The last (and only) time I hiked to the top of Half Dome was 1994 -- what a ZOO! More like a Disneyland Adventureland ride than a wilderness experience. Yosemite National Park now requires reservations/permit to hike to the top on Fridays, Sat and Sun -- and Federal holidays. http://www.nps.gov/yose/planyourvisit/hdpermits.htm Hopefully this will help a little. Hope you can make it up there! That would be a great training hike -- but forget trying to get a permit at this late date for anytime this summer! You'll have to do it during the week, not weekends.
Hey Vaughn, next time you don't want to carry a stove, make one of these!
Pretty cool! Thanks!
Originally Posted by akaa
I recommend you start training for the climb. NO ALCOHOL- drink tons of water, its important to keep your body hydrated before and especially during the trek. At high altitude you need the water to help oxygenate your body. Make darn sure you can pack as much hydro as you need, and forgo some frivolity(like an extra camera body) and stay safe. Most important, post photos here for all to share.
akaa: You stated stated "Wy2l - We do not have permits yet". Be advised, the Inyo National Forest rangers WILL check your permits on this trail, and if you don't have them, WILL send you back to the trail head and/or issue a nasty ticket.
Check out the Inyo National Forest web site:
There are 'special' rules for this trail. Find out about them. Bear canisters may be required. I would really hate for you to drive a long way and find out that you can't proceed, or worse, get a ticket. S*** like this can really ruin a vacation.

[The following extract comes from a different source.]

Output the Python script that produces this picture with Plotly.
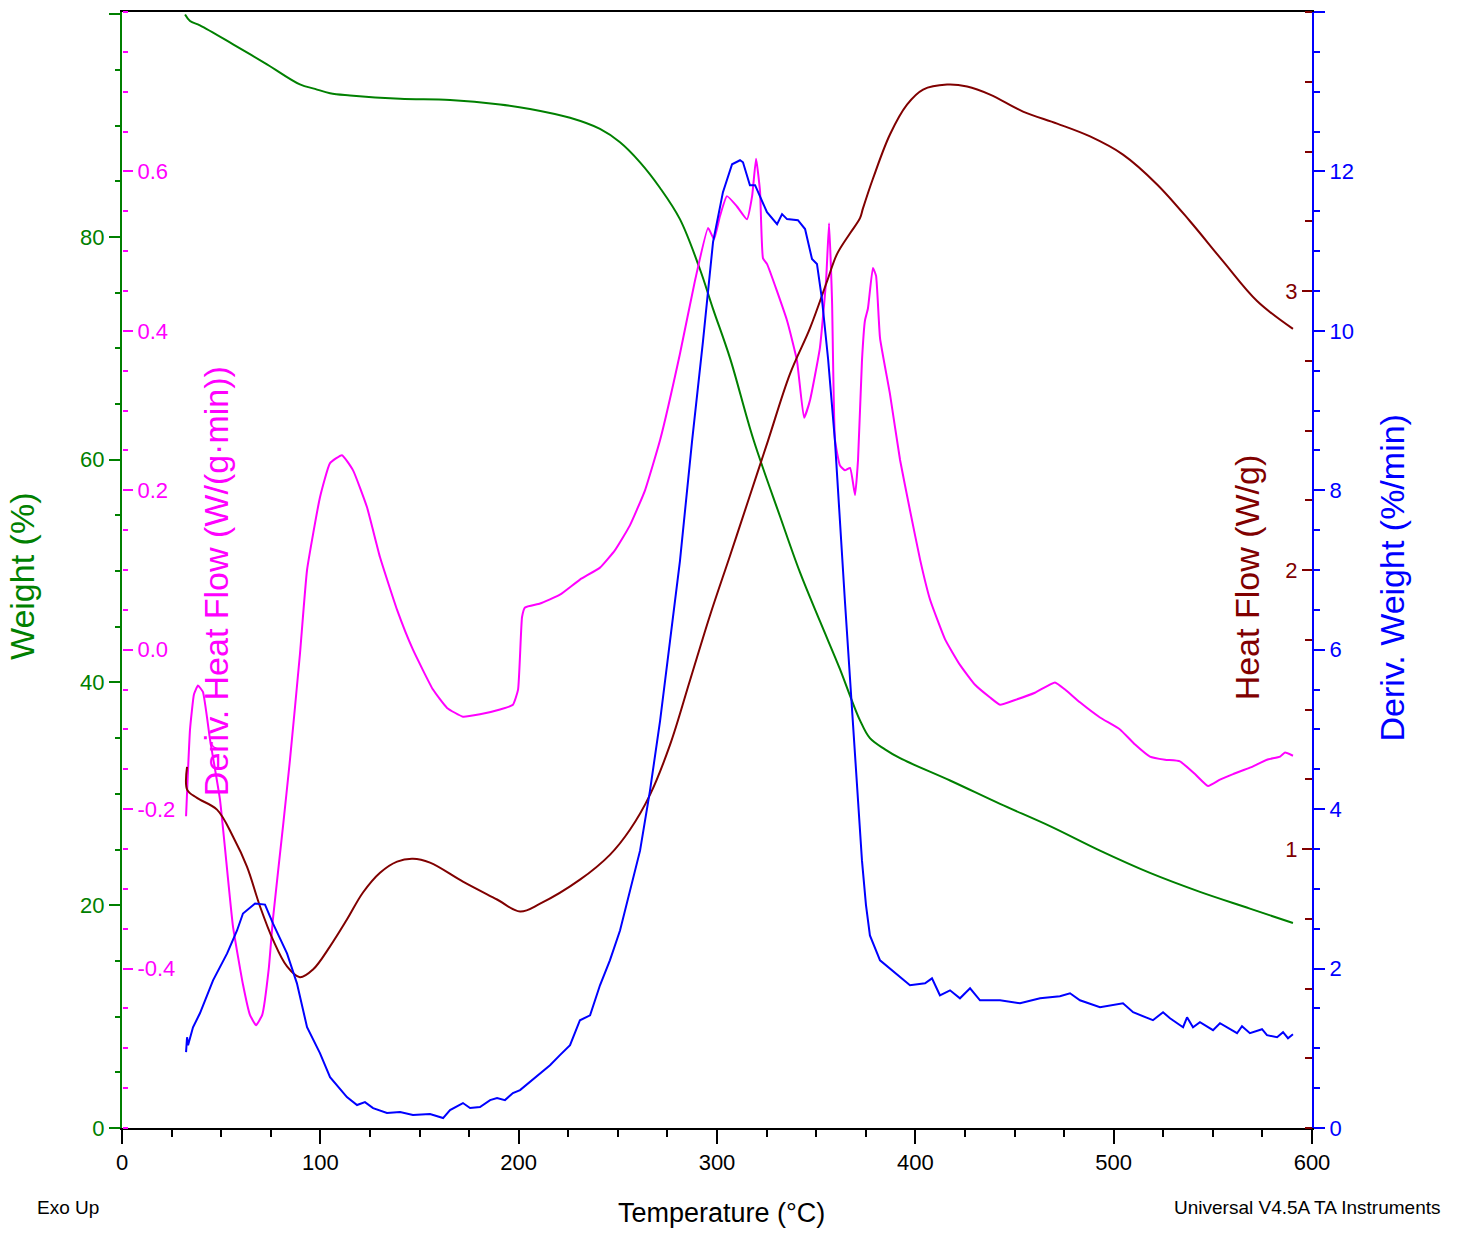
import plotly.graph_objects as go

# ---------------- data ----------------
# Weight (%) vs temperature (°C)
wt_temp = [31.8, 34.3, 39.3, 56.0, 73.1, 89.7, 97.3, 104.9, 115.0, 140.2, 165.4, 190.6,
           205.7, 225.9, 241.0, 251.1, 261.2, 271.3, 281.3, 291.4, 298.0, 306.6, 318.2,
           331.8, 341.8, 351.9, 362.0, 367.1, 372.1, 377.1, 384.7, 392.3, 417.5, 442.7,
           467.9, 493.1, 518.3, 543.5, 568.7, 590.4]
wt_val = [99.98, 99.4, 99.0, 97.3, 95.5, 93.7, 93.3, 92.9, 92.7, 92.4, 92.3, 91.9,
          91.5, 90.7, 89.7, 88.5, 86.7, 84.4, 81.6, 77.1, 73.55, 69.1, 61.9,
          54.9, 49.9, 45.5, 41.2, 38.8, 36.6, 35.0, 34.0, 33.2, 31.2, 29.1,
          27.1, 24.9, 22.9, 21.2, 19.7, 18.4]

# Deriv. Heat Flow (W/(g·min))
dhf_temp = [32.3, 33.3, 34.3, 36.3, 38.3, 40.8, 44.4, 49.4, 55.9, 61.0, 64.5, 67.6, 70.7,
            74.0, 76.1, 81.2, 84.7, 89.7, 93.3, 99.8, 104.9, 110.9, 116.5, 123.5, 130.1,
            138.7, 146.7, 156.8, 163.9, 171.9, 180.5, 190.6, 197.1, 199.7, 201.7, 203.2,
            210.8, 220.8, 230.9, 241.0, 248.6, 256.1, 263.7, 271.3, 281.3, 288.9, 295.5,
            298.5, 301.5, 305.0, 310.1, 315.1, 317.7, 319.7, 321.7, 323.2, 325.2, 335.3,
            340.3, 343.9, 346.9, 351.9, 355.0, 356.5, 358.0, 359.5, 362.0, 364.5, 367.1,
            369.6, 371.1, 373.1, 374.6, 376.1, 378.6, 380.2, 382.2, 387.2, 392.3, 397.3,
            402.4, 407.4, 415.0, 422.5, 430.1, 437.7, 442.7, 450.3, 460.3, 470.4, 475.5,
            483.0, 493.1, 503.2, 510.8, 518.3, 525.9, 533.4, 541.0, 547.6, 553.6, 560.2,
            568.7, 577.3, 583.9, 586.4, 590.4]
dhf_val = [-0.209, -0.150, -0.100, -0.056, -0.045, -0.053, -0.113, -0.188, -0.346, -0.420,
           -0.458, -0.471, -0.458, -0.400, -0.338, -0.221, -0.138, -0.006, 0.100, 0.191,
           0.234, 0.244, 0.225, 0.179, 0.116, 0.050, 0.000, -0.050, -0.073, -0.084, -0.081,
           -0.075, -0.069, -0.050, 0.041, 0.053, 0.058, 0.069, 0.088, 0.103, 0.125, 0.156,
           0.200, 0.263, 0.371, 0.463, 0.529, 0.515, 0.544, 0.569, 0.556, 0.540, 0.569,
           0.616, 0.575, 0.491, 0.484, 0.413, 0.363, 0.291, 0.313, 0.379, 0.463, 0.535,
           0.438, 0.263, 0.231, 0.225, 0.228, 0.194, 0.238, 0.363, 0.413, 0.428, 0.479,
           0.469, 0.391, 0.321, 0.238, 0.175, 0.113, 0.063, 0.013, -0.019, -0.044, -0.060,
           -0.069, -0.063, -0.054, -0.041, -0.050, -0.066, -0.085, -0.100, -0.119, -0.134,
           -0.138, -0.140, -0.156, -0.171, -0.163, -0.156, -0.148, -0.138, -0.134, -0.129,
           -0.133]

# Heat Flow (W/g)
hf_temp = [32.8, 32.9, 37.8, 47.9, 56.0, 63.0, 69.6, 76.1, 83.2, 89.7, 96.3, 104.9, 113.4,
           121.5, 130.1, 138.7, 146.7, 155.3, 171.9, 189.1, 200.7, 210.8, 230.9, 246.1,
           256.1, 266.2, 276.3, 286.4, 296.5, 306.6, 316.6, 325.7, 336.8, 346.9, 355.5,
           360.5, 367.1, 372.1, 373.6, 378.7, 387.2, 395.8, 403.9, 416.0, 426.1, 437.7,
           454.3, 471.5, 488.1, 504.7, 521.9, 538.5, 555.1, 572.3, 590.4]
hf_val = [1.294, 1.212, 1.183, 1.141, 1.044, 0.937, 0.794, 0.675, 0.579, 0.540, 0.568,
          0.651, 0.747, 0.844, 0.915, 0.955, 0.965, 0.951, 0.883, 0.819, 0.776, 0.804,
          0.890, 0.980, 1.069, 1.194, 1.373, 1.605, 1.838, 2.052, 2.267, 2.463, 2.703,
          2.867, 3.035, 3.132, 3.207, 3.261, 3.296, 3.404, 3.561, 3.668, 3.722, 3.740,
          3.733, 3.704, 3.643, 3.600, 3.554, 3.489, 3.382, 3.250, 3.107, 2.964, 2.864]

# Deriv. Weight (%/min)
dw_temp = [32.3, 32.8, 33.3, 35.8, 39.3, 45.9, 53.0, 58.0, 61.0, 67.1, 72.1, 76.1, 83.2,
           88.2, 93.3, 99.8, 104.9, 113.4, 118.5, 122.5, 126.6, 133.6, 140.2, 146.7,
           155.3, 161.9, 165.4, 171.9, 175.5, 180.5, 185.6, 189.1, 193.1, 197.1, 200.7,
           205.7, 210.8, 215.8, 220.8, 225.9, 230.9, 236.0, 241.0, 246.0, 251.1, 256.1,
           261.2, 266.2, 271.3, 276.3, 281.3, 287.4, 292.9, 298.0, 303.0, 307.6, 311.6,
           313.1, 316.6, 319.2, 325.2, 330.3, 332.8, 335.3, 340.8, 344.4, 347.9, 350.4,
           352.9, 356.0, 359.5, 364.5, 369.6, 373.1, 375.1, 377.1, 382.2, 389.7, 397.3,
           404.9, 408.4, 412.4, 417.5, 422.5, 427.6, 432.6, 442.7, 452.8, 462.9, 472.9,
           478.0, 483.0, 493.1, 504.7, 509.8, 519.8, 524.9, 528.4, 535.0, 537.0, 540.0,
           543.5, 550.1, 553.6, 562.2, 564.7, 568.7, 574.8, 577.3, 582.4, 585.4, 587.9,
           590.4]
dw_val = [0.951, 1.139, 1.039, 1.264, 1.439, 1.852, 2.190, 2.478, 2.691, 2.816, 2.803,
          2.566, 2.190, 1.815, 1.264, 0.939, 0.638, 0.388, 0.288, 0.325, 0.250, 0.188,
          0.200, 0.163, 0.175, 0.125, 0.225, 0.313, 0.250, 0.263, 0.350, 0.375, 0.350,
          0.438, 0.476, 0.576, 0.688, 0.788, 0.914, 1.039, 1.352, 1.414, 1.790, 2.103,
          2.478, 2.979, 3.479, 4.230, 5.106, 6.108, 7.109, 8.611, 9.862, 11.114, 11.740,
          12.090, 12.140, 12.115, 11.827, 11.827, 11.489, 11.339, 11.464, 11.402, 11.389,
          11.277, 10.901, 10.839, 10.401, 9.650, 8.611, 6.608, 4.731, 3.354, 2.800, 2.416,
          2.103, 1.952, 1.790, 1.815, 1.877, 1.665, 1.727, 1.627, 1.752, 1.602, 1.602,
          1.564, 1.627, 1.652, 1.690, 1.602, 1.514, 1.564, 1.452, 1.352, 1.452, 1.377,
          1.264, 1.389, 1.264, 1.327, 1.227, 1.314, 1.189, 1.277, 1.189, 1.239, 1.164,
          1.139, 1.202, 1.126, 1.176]

x_ticks = [0, 100, 200, 300, 400, 500, 600]
wt_ticks = [0, 20, 40, 60, 80, 100]
wt_ticktext = ["0", "20", "40", "60", "80", ""]
dhf_ticks = [-0.4, -0.2, 0.0, 0.2, 0.4, 0.6]
hf_ticks = [1, 2, 3]
dw_ticks = [0, 2, 4, 6, 8, 10, 12, 14]
dw_ticktext = ["0", "2", "4", "6", "8", "10", "12", ""]

# ---------------- styling ----------------
GREEN = "#008000"
PINK = "#ff00ff"
BROWN = "#800000"
BLUE = "#0000ff"
SANS = "Liberation Sans, Arial, sans-serif"
TICK_SIZE = 22

fig = go.Figure()
fig.add_trace(go.Scatter(x=wt_temp, y=wt_val, mode="lines", yaxis="y",
                         line=dict(color=GREEN, width=2, shape="spline", smoothing=1.0)))
fig.add_trace(go.Scatter(x=hf_temp, y=hf_val, mode="lines", yaxis="y3",
                         line=dict(color=BROWN, width=2, shape="spline", smoothing=1.0)))
fig.add_trace(go.Scatter(x=dhf_temp, y=dhf_val, mode="lines", yaxis="y2",
                         line=dict(color=PINK, width=2, shape="spline", smoothing=0.4)))
fig.add_trace(go.Scatter(x=dw_temp, y=dw_val, mode="lines", yaxis="y4",
                         line=dict(color=BLUE, width=2)))

fig.update_layout(
    width=1462, height=1237,
    margin=dict(l=122, r=150, t=10, b=109),
    plot_bgcolor="white", paper_bgcolor="white",
    showlegend=False,
    xaxis=dict(range=[0, 600], domain=[0, 1], showgrid=False, zeroline=False,
               showline=True, linecolor="black", linewidth=2, mirror=True,
               ticks="outside", ticklen=14, tickwidth=2, tickcolor="black",
               tickmode="array", tickvals=x_ticks,
               minor=dict(ticks="outside", tickmode="linear", tick0=0, dtick=25,
                          ticklen=7, tickwidth=2, tickcolor="black"),
               tickfont=dict(family=SANS, size=TICK_SIZE, color="black")),
    yaxis=dict(range=[0, 100.2], showgrid=False, zeroline=False,
               showline=True, linecolor=GREEN, linewidth=2,
               ticks="outside", ticklen=11, tickwidth=2, tickcolor=GREEN,
               tickmode="array", tickvals=wt_ticks, ticktext=wt_ticktext,
               minor=dict(ticks="outside", tickmode="linear", tick0=0, dtick=5,
                          ticklen=5, tickwidth=2, tickcolor=GREEN),
               tickfont=dict(family=SANS, size=TICK_SIZE, color=GREEN)),
    yaxis2=dict(range=[-0.6, 0.8], overlaying="y", side="right", anchor="free", position=0,
                showgrid=False, zeroline=False, showline=False,
                ticks="outside", ticklen=10, tickwidth=2, tickcolor=PINK,
                tickmode="array", tickvals=dhf_ticks,
                ticktext=[f"{v:.1f}" for v in dhf_ticks],
                minor=dict(ticks="outside", tickmode="linear", tick0=0, dtick=0.05,
                           ticklen=5, tickwidth=2, tickcolor=PINK),
                tickfont=dict(family=SANS, size=TICK_SIZE, color=PINK)),
    yaxis3=dict(range=[0, 4], overlaying="y", side="left", anchor="free", position=1,
                showgrid=False, zeroline=False, showline=False,
                ticks="outside", ticklen=10, tickwidth=2, tickcolor=BROWN,
                tickmode="array", tickvals=hf_ticks,
                minor=dict(ticks="outside", tickmode="linear", tick0=0, dtick=0.25,
                           ticklen=7, tickwidth=2, tickcolor=BROWN),
                tickfont=dict(family=SANS, size=TICK_SIZE, color=BROWN)),
    yaxis4=dict(range=[0, 14], overlaying="y", side="right", anchor="x",
                showgrid=False, zeroline=False,
                showline=True, linecolor=BLUE, linewidth=2,
                ticks="outside", ticklen=11, tickwidth=2, tickcolor=BLUE,
                tickmode="array", tickvals=dw_ticks, ticktext=dw_ticktext,
                minor=dict(ticks="outside", tickmode="linear", tick0=0, dtick=0.5,
                           ticklen=6, tickwidth=2, tickcolor=BLUE),
                tickfont=dict(family=SANS, size=TICK_SIZE, color=BLUE)),
)

TITLE_SIZE = 34
annos = [
    dict(text="Weight (%)", x=-0.084, y=0.4946, color=GREEN, angle=-90, size=TITLE_SIZE, xa="center"),
    dict(text="Deriv. Heat Flow (W/(g·min))", x=0.079, y=0.490, color=PINK, angle=-90, size=TITLE_SIZE, xa="center"),
    dict(text="Heat Flow (W/g)", x=0.945, y=0.493, color=BROWN, angle=-90, size=TITLE_SIZE, xa="center"),
    dict(text="Deriv. Weight (%/min)", x=1.067, y=0.493, color=BLUE, angle=-90, size=TITLE_SIZE, xa="center"),
    dict(text="Temperature (°C)", x=0.504, y=-0.076, color="black", angle=0, size=27, xa="center"),
    dict(text="Exo Up", x=-0.0731, y=-0.0716, color="black", angle=0, size=19, xa="left"),
    dict(text="Universal V4.5A TA Instruments", x=1.109, y=-0.0716, color="black", angle=0, size=19, xa="right"),
]
for a in annos:
    fig.add_annotation(text=a["text"], xref="paper", yref="paper", x=a["x"], y=a["y"],
                       xanchor=a["xa"], yanchor="middle", textangle=a["angle"],
                       showarrow=False,
                       font=dict(family=SANS, size=a["size"], color=a["color"]))

fig.write_html("out.html")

If you don't have a reservation to hike to Mt. Whitney, fear not, as there are lots of really great trips available. INF maintains a large percentage of all non-Whitney Wilderness Permits on a first-come, first served basis. If you are into suffering, consider the Shepherd Pass or Taboose Pass trails. Mere mortals can find other trails not so difficult - consult the friendly rangers in Lone Pine.